Nous consommons donc 48 boîtes de médicaments par personne et par an. Mais combien en avalent tellement plus? Car, beaucoup n’ont, comme moi, ni pilulier, ni jolie boite à poser devant son assiette. Ils ont une armoire à pharmacie quasiment vide, ! quelques boites de paracétamol, quelques tubes de pommade et autres produits de première nécessité.
Une de mes grands mères, de santé fragile, et morte à 89 ans, avait l’habitude de dire
“ Si çà continue, je mourrais guérie!
Je crois bien que les maladies s’usent sur moi. “
Malgré ses maux, elle avait réussi à vivre sereinement sa vieillesse avec l’aide d’un médecin, vieux lui aussi, “qui soignait plus par empathie et psychologie que pharmacopée ». Car, il n s’agit pas d’un refus de la médecine mais d’une prise en main personnelle de sa santé ( prévention, surveillance) en acceptant les désagréments liés à la génétique et à l’âge, en apprenant à les gérer et à vivre avec eux le plus harmonieusement possible, … tout en reconnaissant que des traitements sont parfois indispensables
“Tu as de la chance me dit-on “, ce qui me met hors de moi car j’ai tous mes problèmes d'octogénaire comme eux! Plusieurs spécialistes me suivent, certains depuis plus de 30 ans, ils peuvent attester que je subis les « dégats » de l'âge. Mais ils ont compris depuis longtemps que je n’attends pas une ordonnance comme un dû et la plupart du temps, il ne m’en délivrent pas.
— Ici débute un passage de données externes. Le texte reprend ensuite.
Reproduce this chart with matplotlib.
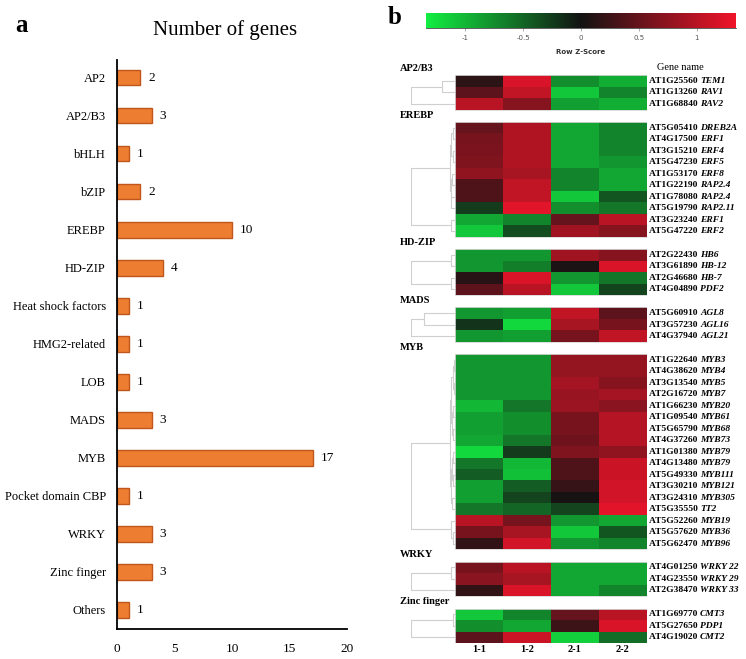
import matplotlib
matplotlib.use("Agg")
import matplotlib.pyplot as plt
import numpy as np
from matplotlib.colors import LinearSegmentedColormap

plt.rcParams['font.family'] = ['Liberation Serif', 'DejaVu Serif']

# ---------------- data: panel a ----------------
families = ["AP2", "AP2/B3", "bHLH", "bZIP", "EREBP", "HD-ZIP", "Heat shock factors",
            "HMG2-related", "LOB", "MADS", "MYB", "Pocket domain CBP", "WRKY",
            "Zinc finger", "Others"]
counts = [2, 3, 1, 2, 10, 4, 1, 1, 1, 3, 17, 1, 3, 3, 1]
xticks_a = [0, 5, 10, 15, 20]

# ---------------- data: panel b ----------------
samples = ["1-1", "1-2", "2-1", "2-2"]
groups = ["AP2/B3", "EREBP", "HD-ZIP", "MADS", "MYB", "WRKY", "Zinc finger"]
ids_ap2b3 = ["AT1G25560", "AT1G13260", "AT1G68840"]
names_ap2b3 = ["TEM1", "RAV1", "RAV2"]
z_ap2b3 = [[0.15, 1.2, -0.75, -0.95], [0.45, 1.05, -1.1, -0.7], [1.0, 0.7, -0.85, -0.95]]

ids_erebp = ["AT5G05410", "AT4G17500", "AT3G15210", "AT5G47230", "AT1G53170",
             "AT1G22190", "AT1G78080", "AT5G19790", "AT3G23240", "AT5G47220"]
names_erebp = ["DREB2A", "ERF1", "ERF4", "ERF5", "ERF8", "RAP2.4", "RAP2.4",
               "RAP2.11", "ERF1", "ERF2"]
z_erebp = [[0.5, 0.95, -0.9, -0.7], [0.6, 0.95, -0.9, -0.7], [0.62, 0.95, -0.9, -0.7],
           [0.65, 0.95, -0.9, -0.8], [0.75, 0.9, -0.7, -0.9], [0.35, 1.05, -0.7, -0.9],
           [0.35, 1.05, -1.1, -0.4], [-0.25, 1.25, -0.75, -0.6], [-0.9, -0.7, 0.5, 1.0],
           [-1.1, -0.35, 0.85, 0.7]]

ids_hdzip = ["AT2G22430", "AT3G61890", "AT2G46680", "AT4G04890"]
names_hdzip = ["HB6", "HB-12", "HB-7", "PDF2"]
z_hdzip = [[-0.8, -0.8, 0.85, 0.7], [-0.8, -0.65, 0.05, 1.2], [0.12, 1.2, -0.8, -0.6],
           [0.45, 1.0, -1.1, -0.3]]

ids_mads = ["AT5G60910", "AT3G57230", "AT4G37940"]
names_mads = ["AGL8", "AGL16", "AGL21"]
z_mads = [[-0.8, -0.85, 1.05, 0.45], [-0.2, -1.2, 0.9, 0.6], [-0.8, -0.85, 0.6, 1.05]]

ids_myb = ["AT1G22640", "AT4G38620", "AT3G13540", "AT2G16720", "AT1G66230",
           "AT1G09540", "AT5G65790", "AT4G37260", "AT1G01380", "AT4G13480",
           "AT5G49330", "AT3G30210", "AT3G24310", "AT5G35550", "AT5G52260",
           "AT5G57620", "AT5G62470"]
names_myb = ["MYB3", "MYB4", "MYB5", "MYB7", "MYB20", "MYB61", "MYB68", "MYB73",
             "MYB79", "MYB79", "MYB111", "MYB121", "MYB305", "TT2", "MYB19",
             "MYB36", "MYB96"]
z_myb = [[-0.8, -0.8, 0.78, 0.78], [-0.8, -0.8, 0.78, 0.78], [-0.8, -0.8, 0.88, 0.7],
         [-0.8, -0.8, 0.8, 0.88], [-1.0, -0.6, 0.82, 0.72], [-0.85, -0.75, 0.6, 0.98],
         [-0.85, -0.75, 0.6, 0.98], [-0.9, -0.6, 0.55, 0.98], [-1.2, -0.25, 0.65, 0.75],
         [-0.6, -1.0, 0.35, 1.1], [-0.45, -1.05, 0.35, 1.1], [-0.85, -0.45, 0.2, 1.15],
         [-0.85, -0.3, 0.03, 1.15], [-0.6, -0.5, -0.3, 1.25], [1.0, 0.6, -0.8, -0.9],
         [0.6, 0.9, -1.1, -0.4], [0.18, 1.15, -0.8, -0.7]]

ids_wrky = ["AT4G01250", "AT4G23550", "AT2G38470"]
names_wrky = ["WRKY 22", "WRKY 29", "WRKY 33"]
z_wrky = [[0.6, 1.0, -0.9, -0.9], [0.72, 0.9, -0.9, -0.9], [0.18, 1.2, -0.9, -0.7]]

ids_zinc = ["AT1G69770", "AT5G27650", "AT4G19020"]
names_zinc = ["CMT3", "PDP1", "CMT2"]
z_zinc = [[-1.1, -0.7, 0.5, 1.0], [-0.75, -0.9, 0.25, 1.2], [0.45, 1.1, -1.15, -0.55]]

# dendrogram trees per group: leaf = row index, node = (left, right, height)
trees = [
    ((0, 1, 0.3), 2, 1.0),
    ((((0, 1, 0.05), (2, 3, 0.05), 0.08), ((4, 5, 0.06), (6, 7, 0.08), 0.1), 0.12), (8, 9, 0.1), 1.0),
    ((0, 1, 0.1), (2, 3, 0.1), 1.0),
    ((0, 1, 0.7), 2, 1.0),
    (((((0, 1, 0.03), (2, 3, 0.03), 0.05), ((4, 5, 0.04), (6, 7, 0.04), 0.06), 0.08),
      (((8, 9, 0.05), (10, 11, 0.05), 0.07), (12, 13, 0.06), 0.09), 0.11),
     (14, (15, 16, 0.05), 0.1), 1.0),
    ((0, 1, 0.1), 2, 1.0),
    ((0, 1, 0.05), 2, 1.0),
]

group_ids = [ids_ap2b3, ids_erebp, ids_hdzip, ids_mads, ids_myb, ids_wrky, ids_zinc]
group_names = [names_ap2b3, names_erebp, names_hdzip, names_mads, names_myb, names_wrky, names_zinc]
group_z = [z_ap2b3, z_erebp, z_hdzip, z_mads, z_myb, z_wrky, z_zinc]

# ---------------- figure ----------------
W, H = 746, 659
fig = plt.figure(figsize=(W / 100, H / 100), dpi=100)

def fx(px):
    return px / W

def fy(py):
    return 1 - py / H

# panel a
axa = fig.add_axes([fx(117), fy(629), fx(347) - fx(117), fy(60) - fy(629)])
bar_color = "#ED7D31"
edge_color = "#C0561A"
ypos = np.arange(len(families))
axa.barh(ypos, counts, height=0.4, color=bar_color, edgecolor=edge_color, linewidth=1.0)
for y, c in zip(ypos, counts):
    axa.text(c + 0.7, y, str(c), va="center", ha="left", fontsize=9.5)
axa.set_yticks(ypos)
axa.set_yticklabels(families, fontsize=9)
axa.set_ylim(len(families) - 0.5, -0.47)
axa.set_xlim(0, 20)
axa.set_xticks(xticks_a)
axa.set_xticklabels([str(v) for v in xticks_a], fontsize=9.5)
axa.tick_params(axis="both", length=0, pad=8)
axa.tick_params(axis="x", pad=10)
for s in ["top", "right"]:
    axa.spines[s].set_visible(False)
for s in ["left", "bottom"]:
    axa.spines[s].set_linewidth(1.3)
fig.text(fx(225), fy(30), "Number of genes", ha="center", va="center", fontsize=15)
fig.text(fx(15), fy(25), "a", ha="left", va="center", fontsize=18, fontweight="bold")
fig.text(fx(388), fy(17), "b", ha="left", va="center", fontsize=18, fontweight="bold")

# panel b
cmap = LinearSegmentedColormap.from_list("gbr", ["#12EE42", "#131313", "#F0142A"])
vmin, vmax = -1.34, 1.34
gap = 1.07
top_px, bot_px = 62.75, 643
n_rows = sum(len(g) for g in group_ids)
total = n_rows + gap * len(groups)

axh = fig.add_axes([fx(455), fy(bot_px), fx(647) - fx(455), fy(top_px) - fy(bot_px)])
axd = fig.add_axes([fx(411), fy(bot_px), fx(455) - fx(411), fy(top_px) - fy(bot_px)])
for ax in (axh, axd):
    ax.set_ylim(total, 0)
    ax.axis("off")
axh.set_xlim(0, 4)
axd.set_xlim(0, 1)

dcol = "#CFCFCF"

def draw_tree(node, start):
    if isinstance(node, int):
        return start + node + 0.5, 1.0
    l, r, h = node
    yl, xl = draw_tree(l, start)
    yr, xr = draw_tree(r, start)
    xn = 1.0 - h
    axd.plot([xl, xn, xn, xr], [yl, yl, yr, yr], color=dcol, lw=0.8, solid_capstyle="butt")
    return (yl + yr) / 2, xn

y0 = 0.0
for gi, gname in enumerate(groups):
    y0 += gap
    z = np.array(group_z[gi])
    n = z.shape[0]
    yedges = y0 + np.arange(n + 1)
    axh.pcolormesh(np.arange(5), yedges, z, cmap=cmap, vmin=vmin, vmax=vmax, shading="flat")
    axh.plot([0, 4, 4, 0, 0], [y0, y0, y0 + n, y0 + n, y0], color="#D8D8D8", lw=0.6)
    ylab_px = top_px + (y0 - gap * 0.55) / total * (bot_px - top_px)
    fig.text(fx(400), fy(ylab_px), gname, ha="left", va="center", fontsize=7.5, fontweight="bold")
    for k in range(n):
        t1 = axh.text(4.05, y0 + k + 0.5, group_ids[gi][k] + " ", ha="left", va="center",
                      fontsize=6.8, fontweight="bold")
        axh.annotate(group_names[gi][k], xy=(1, 0), xycoords=t1, ha="left", va="bottom",
                     fontsize=6.8, fontweight="bold", fontstyle="italic")
    draw_tree(trees[gi], y0)
    y0 += n

fig.text(fx(680), fy(67), "Gene name", ha="center", va="center", fontsize=7.5)
for i, s in enumerate(samples):
    fig.text(fx(455 + 24 + 48 * i), fy(649), s, ha="center", va="center", fontsize=7.5,
             fontweight="bold")

# colorbar
axc = fig.add_axes([fx(426), fy(28), fx(736) - fx(426), fy(13) - fy(28)])
grad = np.linspace(vmin, vmax, 256).reshape(1, -1)
axc.imshow(grad, aspect="auto", cmap=cmap, vmin=vmin, vmax=vmax,
           extent=[vmin, vmax, 0, 1])
axc.set_xlim(vmin, vmax)
axc.set_yticks([])
cb_ticks = [-1, -0.5, 0, 0.5, 1]
axc.set_xticks(cb_ticks)
axc.set_xticklabels(["-1", "-0.5", "0", "0.5", "1"], fontsize=5, color="#555555",
                    family="DejaVu Sans")
axc.tick_params(axis="x", length=2, width=0.5, color="#888888", pad=3)
for s in ["top", "left", "right"]:
    axc.spines[s].set_visible(False)
axc.spines["bottom"].set_linewidth(0.6)
axc.spines["bottom"].set_color("#444444")
fig.text(fx(581), fy(52), "Row Z-Score", ha="center", va="center", fontsize=5,
         family="DejaVu Sans", fontweight="bold", color="#333333")

fig.savefig("out.png", dpi=100)
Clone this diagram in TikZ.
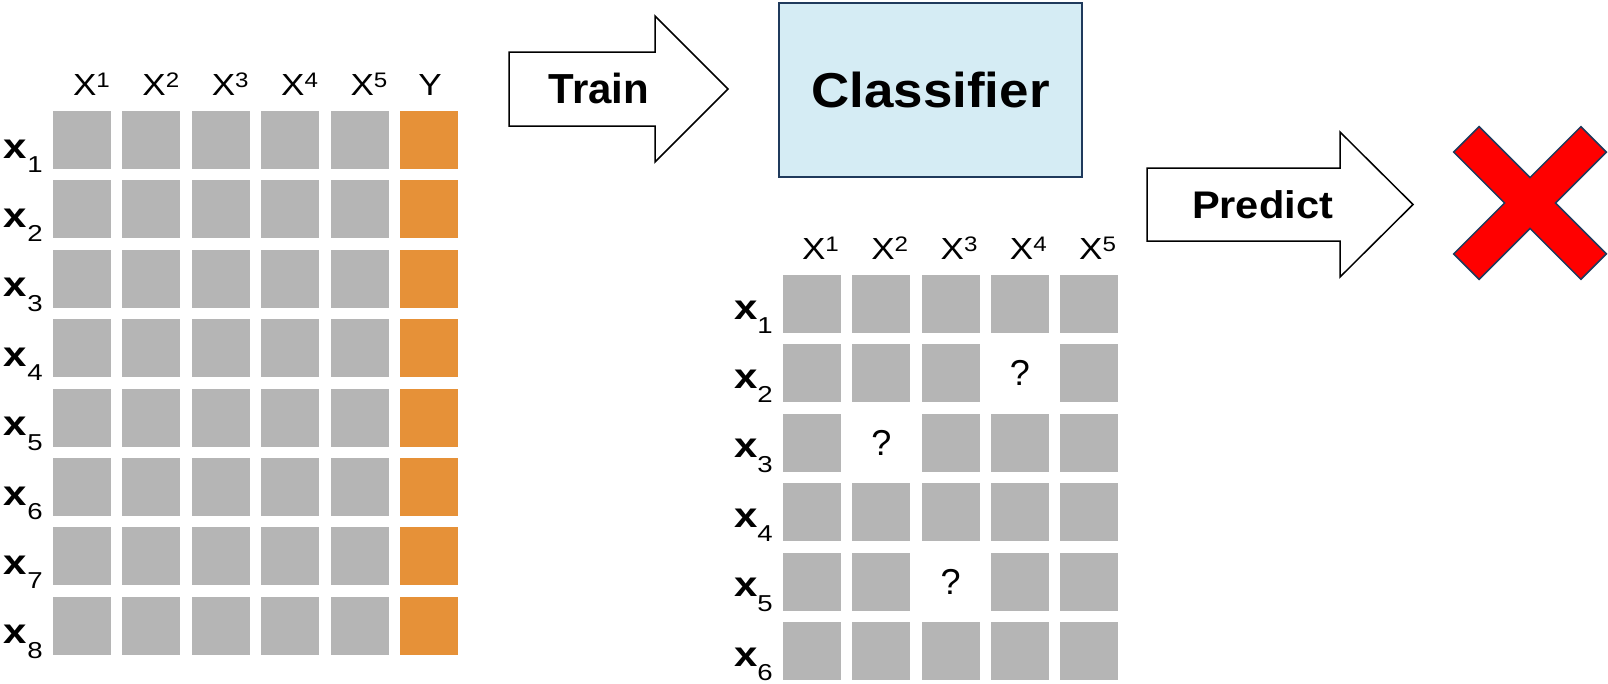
\documentclass[tikz,border=0pt]{standalone}
\usepackage{graphicx}
\usepackage{fontspec}
\setmainfont{Liberation Sans}
\definecolor{cellgray}{HTML}{B5B5B5}
\definecolor{cellorange}{HTML}{E69138}
\definecolor{clsfill}{HTML}{D5ECF4}
\definecolor{clsdraw}{HTML}{1F3A5C}
\definecolor{xred}{HTML}{FF0000}
\newcommand{\hdrtext}[1]{\scalebox{1.15}[1]{\fontsize{30.5}{30}\selectfont X\raisebox{8pt}{\fontsize{21}{21}\selectfont #1}}}
\newcommand{\rowtext}[1]{\scalebox{1.2}[1]{\fontsize{35}{35}\selectfont\bfseries x\raisebox{-14.5pt}{\fontsize{23}{23}\selectfont\mdseries #1}}}
\begin{document}
\begin{tikzpicture}[x=1pt,y=-1pt,
  cell/.style={fill=cellgray, minimum width=58pt, minimum height=58pt, inner sep=0pt, outer sep=0pt},
  ycell/.style={cell, fill=cellorange},
  lbl/.style={inner sep=0pt, outer sep=0pt},
  blockarrow/.style={draw=black, fill=white, line width=1.5pt, line join=miter},
  qmark/.style={inner sep=0pt, outer sep=0pt, font=\fontsize{36}{36}\selectfont}]
\useasboundingbox (0,0) rectangle (1608,683);

% left training table
\foreach \c in {1,...,5}{
  \node[lbl, anchor=base west] (LH-\c) at ({82+69.4*(\c-1)-9}, 95) {\hdrtext{\c}};
}
\node[lbl, anchor=base] (LH-6) at (430, 95) {\scalebox{1.15}[1]{\fontsize{30.5}{30}\selectfont Y}};
\foreach \r in {1,...,8}{
  \foreach \c in {1,...,5}{
    \node[cell] (L-\r-\c) at ({82+69.4*(\c-1)}, {140+69.4*(\r-1)}) {};
  }
  \node[ycell] (L-\r-6) at ({82+69.4*5}, {140+69.4*(\r-1)}) {};
  \node[lbl, anchor=base west] (LR-\r) at (4, {158+69.4*(\r-1)}) {\rowtext{\r}};
}

% right test table
\foreach \c in {1,...,5}{
  \node[lbl, anchor=base west] (RH-\c) at ({812+69.3*(\c-1)-10}, 259.5) {\hdrtext{\c}};
}
\foreach \r in {1,...,6}{
  \foreach \c in {1,...,5}{
    \def\cellmiss{0}
    \ifnum\r=2 \ifnum\c=4 \def\cellmiss{1}\fi\fi
    \ifnum\r=3 \ifnum\c=2 \def\cellmiss{1}\fi\fi
    \ifnum\r=5 \ifnum\c=3 \def\cellmiss{1}\fi\fi
    \ifnum\cellmiss=0
      \node[cell] (R-\r-\c) at ({812+69.3*(\c-1)}, {304+69.4*(\r-1)}) {};
    \else
      \node[qmark] (R-\r-\c) at ({812+69.3*(\c-1)}, {304+69.4*(\r-1)}) {?};
    \fi
  }
  \node[lbl, anchor=base west] (RR-\r) at (734, {319+69.4*(\r-1)}) {\rowtext{\r}};
}

% Train arrow
\draw[blockarrow] (509,52) -- (655,52) -- (655,16) -- (728,89) -- (655,162) -- (655,126) -- (509,126) -- cycle;
\node[lbl] (train) at (599,88) {\fontsize{42}{42}\selectfont\bfseries Train};

% Classifier box
\node[draw=clsdraw, fill=clsfill, line width=1.5pt, minimum width=303pt, minimum height=174pt, inner sep=0pt] (clf) at (930.5,90) {\scalebox{1.08}[1]{\fontsize{49}{49}\selectfont\bfseries Classifier}};

% Predict arrow
\draw[blockarrow] (1147,168) -- (1340,168) -- (1340,132) -- (1413,204.5) -- (1340,277) -- (1340,241) -- (1147,241) -- cycle;
\node[lbl] (predict) at (1262.5,205) {\scalebox{1.08}[1]{\fontsize{38.5}{38}\selectfont\bfseries Predict}};

% red cross
\begin{scope}[shift={(1530,203)}, rotate=45]
\draw[draw=clsdraw, fill=xred, line width=1.5pt, line join=miter]
  (18,18) -- (90,18) -- (90,-18) -- (18,-18) -- (18,-90) -- (-18,-90) -- (-18,-18) -- (-90,-18) -- (-90,18) -- (-18,18) -- (-18,90) -- (18,90) -- cycle;
\end{scope}
\end{tikzpicture}
\end{document}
il est vrai que pour beaucoup des soignants, la surmédication des personnes âgées est un phénomène normal;
A ma mère qui est entrée en maison de retraite à 95 ans, on a demandé :” Que prenez vous?... Réponse... “rien sauf pour mon diabète”, ce qui a entrainé, ...” Rien! Vous allez devoir rencontrer le médecin”. C’est vrai qu’il faut remplir le pilulier journalier ( matin, midi et soir!)
A un ami octogénaire qui, lui aussi, a répondu... “rien”, le spécialiste, interloqué, a dit “ Rien , allons monsieur, ne mentez pas, que prenez vous?”
J’ai pris conscience de ce phénomène dans les années 60. Jeune institutrice, je voyais mes élèves entrer dans le cycle des médicaments avalés pour rien. La chimie prenait possession de notre vie et, la croyance en sa valeur devenait un culte, aussi bien en médecine qu’en agriculture.
J’appelais mes petits “ la génération pénicilline/théralène”! et j’essayais de freiner les mères qui ne savaient que me dire “ son nez coule, il tousse ...je vais demander de la pénicilline au médecin “ et “ il s’agite le soir, il se réveille la nuit, je vais lui donner du théralène”
On n’avait pas encore inventé “ les antibiotiques, ce n’est pas automatique” et l’institutrice que j’étais avait beau expliquer qu’il valait mieux garder les antibiotiques pour des choses graves et que le théralène, allait rendre leurs enfants accros aux somnifères, ... j’étais jeune et pas auréolé d’un savoir médical!
J’exerçais dans un tout petit village, la population était paysanne et pauvre. Une de mes amies, institutrice en centre ville bourgeois, constatait le même engouement pharmaceutique que moi en ces années 60/70 et , aussi navrée que moi, elle expliquait sans succès.
Le temps a passé... les parents de cette époque sont les octogénaires de maintenant, ce sont les boulimiques des petites pilules et leurs enfants cinquantenaires … sont devenus les plus gros consommateurs de tranquillisants du monde.